Programming to interfaces and synchronized collections

Question

This question relates to Java collections - specifically Hashtable and Vector - but may also apply elsewhere.

I've read in many places how good it is to program to interfaces and I agree 100%. The ability to program to a List interface, for instance, without regard for the underlying implementation is most certainly helpful for decoupling and testing purposes. With collections, I can see how an ArrayList and a LinkedList are applicable under different circumestances, given the differences with respect to internal storage structure, random access times, etc. Yet, these two implementations can be used under the same interface...which is great.

What I can't seem to place is how certain synchronized implementations (in particular Hashtable and Vector) fit in with these interfaces. To me, they don't seem to fit the model. Most of the underlying data structure implementations seem to vary in how the data is stored (LinkedList, Array, sorted tree, etc.), whereas synchronization deals with conditions (locking conditions) under which the data may be accessed. Let's look at an example where a method returns a Map collection:

public Map<String, String> getSomeData();

Let's assume that the application is not concerned at all with concurrency. In this case, we operate on whatever implementation the method returns via the interface...Everybody is happy. The world is stable.

However, what if the application now requires attention on the concurrency front? We now cannot operate without regard for the underlying implementation - Hashtable would be fine, but other implementations must be catered for. Let's consider 3 scenarios:

1) Enforce synchronization using synchronization blocks, etc. when adding/removing with the collection. Wouldn't this, however, be overkill in the event that a synchronized implementation (Hashtable) gets returned?

2) Change the method signature to return Hashtable. This, however, tightly binds us to the Hashtable implementation, and as a result, the advantages of programming to an interface are thrown out the window.

3) Make use of the concurrent package and change the method signature to return an implementation of the ConcurrentMap interface. To me, this seems like the way forward.

Essentially, it just seems like certain synchronized implementations are a bit of a misfit within the collections framework in that, when programming to interfaces, the synchronization issue almost forces one to think about the underlying implementation.

Am I completely missing the point here?

Thanks.

Answer 1

1) Yes, it will be overkill
2) Correct, that should not be done
3) Depends on the situation.

The thing is, as you already know, programming to the interface describe what the application does ( not how it does it, that's implementation )
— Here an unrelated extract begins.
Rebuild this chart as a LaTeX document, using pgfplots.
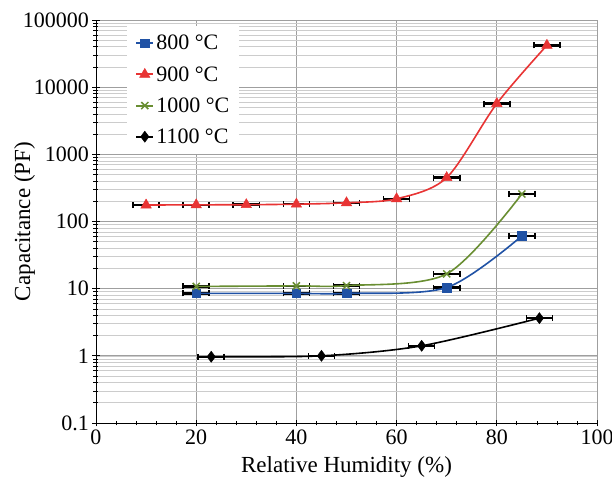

Synchronization was removed from subsequent implementations ( remember, Vector and Hastable are prior to java 1.2 later came ArrayList and HasMap that were not synchronized, but all of them did implement List and Map interface respectively ), because they result in performance penalty due to the excessive synchronization. For instance if you use a vector in a single thread, you still got synchronization within that single thread.

Sharing a datastructure between multiple threads is something that has to be considered when designing the application. There you will pick the methods that you will use and you'll choose who is responsible for keeping the data state clean.

Here's where you choose between option 1 or 3 that you mentioned. Would there be a manual synchronization? Should we use a synchronized interface? What version we will support etc etc.

For instance, if you pick 1, you can also in your design reject certain implementations ( ie vector )

Data synchronization is not something that happens by "luck" you really have to design for it to happen correctly and don't cause more problems that those it solves.

During this design, you should pay attention to the options ( the implementations ) and/or the underlying infrastructure you'll use.

The easiest way to avoid excessive synchronization is to use immutable data and don't share your data with other threads.

Something very similar to the first law of distributing computing by Martin Fowler:

"Hence, we get to my First Law of Distributed Object Design: Don't distribute your objects."

Would the first law of multithreaded applications be:

First law of multithreaded applications: don't share your data?

:)

Final note: the Collections class provides "synchronized" version of some interfaces:

Synchronized List
Synchronized Map
Synchronized Set

Answer 2

What you are struggling with is the fact that in a multi-threaded environment, a client cannot naively use an object that has mutable, shared state. The collection interface, by itself, tells you nothing about how the object can be used safely. Returning a ConcurrentMap helps give some additional information but only for that particular case.

Normally, you have to communicate the thread safety issues separately in documentation (eg, javadoc) or by using custom annotations as is described in Java Concurrency in Practice. The client of the returned object will have to use its own locking mechanism or one that you provide. The interface is usually orthogonal to the thread safety.

It's not a problem if the client knows that all the implementations are from the Concurrent implementations, but that information is not communicated by the interface itself.

Answer 3

Java's Vector and Hashtable predate current concurrency package that was added in JDK 5. At the time Vector was written, people thought it was a good idea to make it synchronized, then they probably hit the performance wall in the enterprise use. Concurrency certainly is one of those situations where code-to-interface modularity may not always work out.

Answer 4

Hashtable and Vector are very old, from JDK 1.0. They predate the standard collections from JDK1.2 and shouldn't be used in new code since a long time ago. Use HashMap and ArrayList wrapped by Collections.synchronizedMap() or Collections.synchronizedList() instead.

You can see the version when something was introduced in the JDK in the API docs under the Since tag.